Monaghan works across a range of media, including prints, sculpture, and computer animated video to create his pieces, which have been displayed in museums around the world. He sat down with The Box to talk about his career and his time at New York Tech.
Why did you choose to study at New York Tech?
New York Tech has a substantial history in the field of CGI (computer-aided imagery). The Computer Graphics Lab in the late 1970s and 1980s was consequential in the development of CGI as we know it today. Since I had this interest in computer animation, New York Tech was a natural fit. The school also gave me a great scholarship, which helped my decision.
What are some of your fondest memories as a student?

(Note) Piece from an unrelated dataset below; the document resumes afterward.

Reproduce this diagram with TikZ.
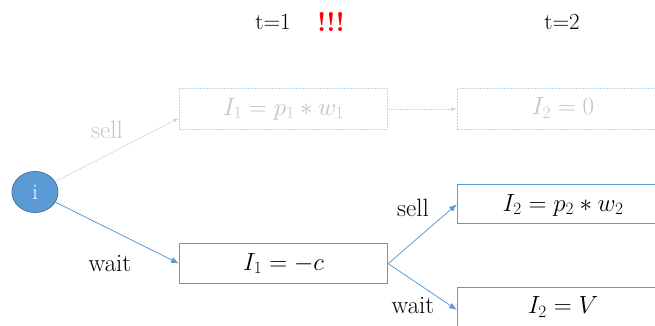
\documentclass[tikz,border=0pt]{standalone}
\usetikzlibrary{arrows.meta,shapes.geometric}
\definecolor{boxblue}{HTML}{5B9BD5}
\definecolor{circedge}{HTML}{41719C}
\definecolor{fadeblue}{HTML}{BDD7EE}
\definecolor{fadetext}{HTML}{C4C4C4}
\tikzset{
  mathtxt/.style={font=\fontsize{24}{28}\selectfont},
  statebox/.style={draw=boxblue, line width=1.2pt, minimum width=208pt, minimum height=40pt, inner sep=0pt, mathtxt},
  fadebox/.style={draw=fadeblue, dash pattern=on 2pt off 1pt, line width=1pt, minimum width=208pt, minimum height=41pt, inner sep=0pt, text=fadetext, mathtxt},
  conn/.style={draw=boxblue, line width=0.8pt, -{Latex[length=8pt,width=6pt]}},
  fadeconn/.style={draw=fadeblue, line width=0.8pt, dash pattern=on 2pt off 1pt, -{Latex[length=6pt,width=4pt]}},
  lbl/.style={font=\fontsize{25}{28}\selectfont},
  fadelbl/.style={font=\fontsize{25}{28}\selectfont, text=fadetext},
}
\begin{document}
\begin{tikzpicture}[x=1pt,y=-1pt]
\useasboundingbox (0,0) rectangle (655,325);
\clip (0,0) rectangle (655,325);
% headers
\node[font=\fontsize{23}{26}\selectfont] (t1) at (273,22) {t=1};
\node[font=\fontsize{27}{30}\selectfont\bfseries, text=red] (excl) at (331,22) {!!!};
\node[font=\fontsize{23}{26}\selectfont] (t2) at (562,22) {t=2};
% root
\node[draw=circedge, fill=boxblue, line width=0.8pt, ellipse, minimum width=46pt, minimum height=41pt, inner sep=0pt, text=white, font=\fontsize{22}{24}\selectfont] (root) at (35,192) {i};
% faded upper branch
\node[fadebox, anchor=north west] (s1) at (179,88) {$I_1 = p_1 * w_1$};
\node[fadebox, anchor=north west, minimum width=230pt] (s2) at (457,88) {};
\node[text=fadetext, mathtxt] (s2t) at (563,108) {$I_2 = 0$};
\draw[fadeconn] (root) -- (s1.west |- 0,118);
\draw[fadeconn] (s1.east) -- (s2.west);
\node[fadelbl] (sell1) at (107,130) {sell};
% lower branch
\node[statebox, anchor=north west] (w1) at (179,243) {$I_1 = -c$};
\draw[conn] (root) -- (w1.west);
\node[lbl] (wait1) at (110,264) {wait};
\node[statebox, anchor=north west, minimum width=230pt, minimum height=39pt] (ws) at (457,184) {};
\node[mathtxt] (wst) at (563,205) {$I_2 = p_2 * w_2$};
\node[statebox, anchor=north west, minimum width=230pt, minimum height=45pt] (ww) at (457,287) {};
\node[mathtxt] (wwt) at (563,307) {$I_2 = V$};
\draw[conn] (w1.east) -- (ws.west);
\draw[conn] (w1.east) -- (ww.west |- 0,310);
\node[lbl] (sell2) at (413,208) {sell};
\node[lbl] (wait2) at (413,306) {wait};
\end{tikzpicture}
\end{document}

Connecting with professors was the best part. They were so helpful and made themselves available. I guess they saw some potential in me and would recommend me to outside professionals for side work in the field, which was tremendously valuable. I was also exposed to 3-D printing and digital fabrication and got to work on a large digital art exhibition in China in my senior year.
Jonathan Monaghan’s computer animation installation at the Palais de Tokyo in Paris.
Tell us about your career.
I am a visual artist using computer animation and digital fabrication to make my work. I have installed my animations at the Sundance Film Festival, the Hermitage Museum in Saint Petersburg, Russia, and the Palais de Tokyo in Paris. My art has been featured in several media outlets, including The New York Times, Vogue, and The Washington Post. My work also sits in numerous public and private collections, including the Crystal Bridges Museum of American Art and the Washington D.C. Art Bank Collection.
When you look at your career journey, what are you most proud of?
In 2018, I installed a computer animation at a group exhibition at the Palais de Tokyo in Paris. With an estimated 820,000 visitors annually, the Palais de Tokyo is one of the largest and most prestigious contemporary art venues in the world and the largest in France. For the exhibition, the museum decided to use a still from my work in the large prominent poster outside the building and posters around the city of Paris. Seeing that was really special.
What is the most challenging part and the most rewarding part about what you do today?
It can take a lot of resources and work to create a really exciting art exhibition or project, and managing all that is challenging for sure. But stressing out and working like crazy on a show is all worth it when you see people experiencing and engaging with your work. When you can see that your art makes an impact on someone, that is the best feeling.
What advice would you give to incoming students at New York Tech?
The first year of college is tough. It is quite a transition. Stick with it and follow where it leads you.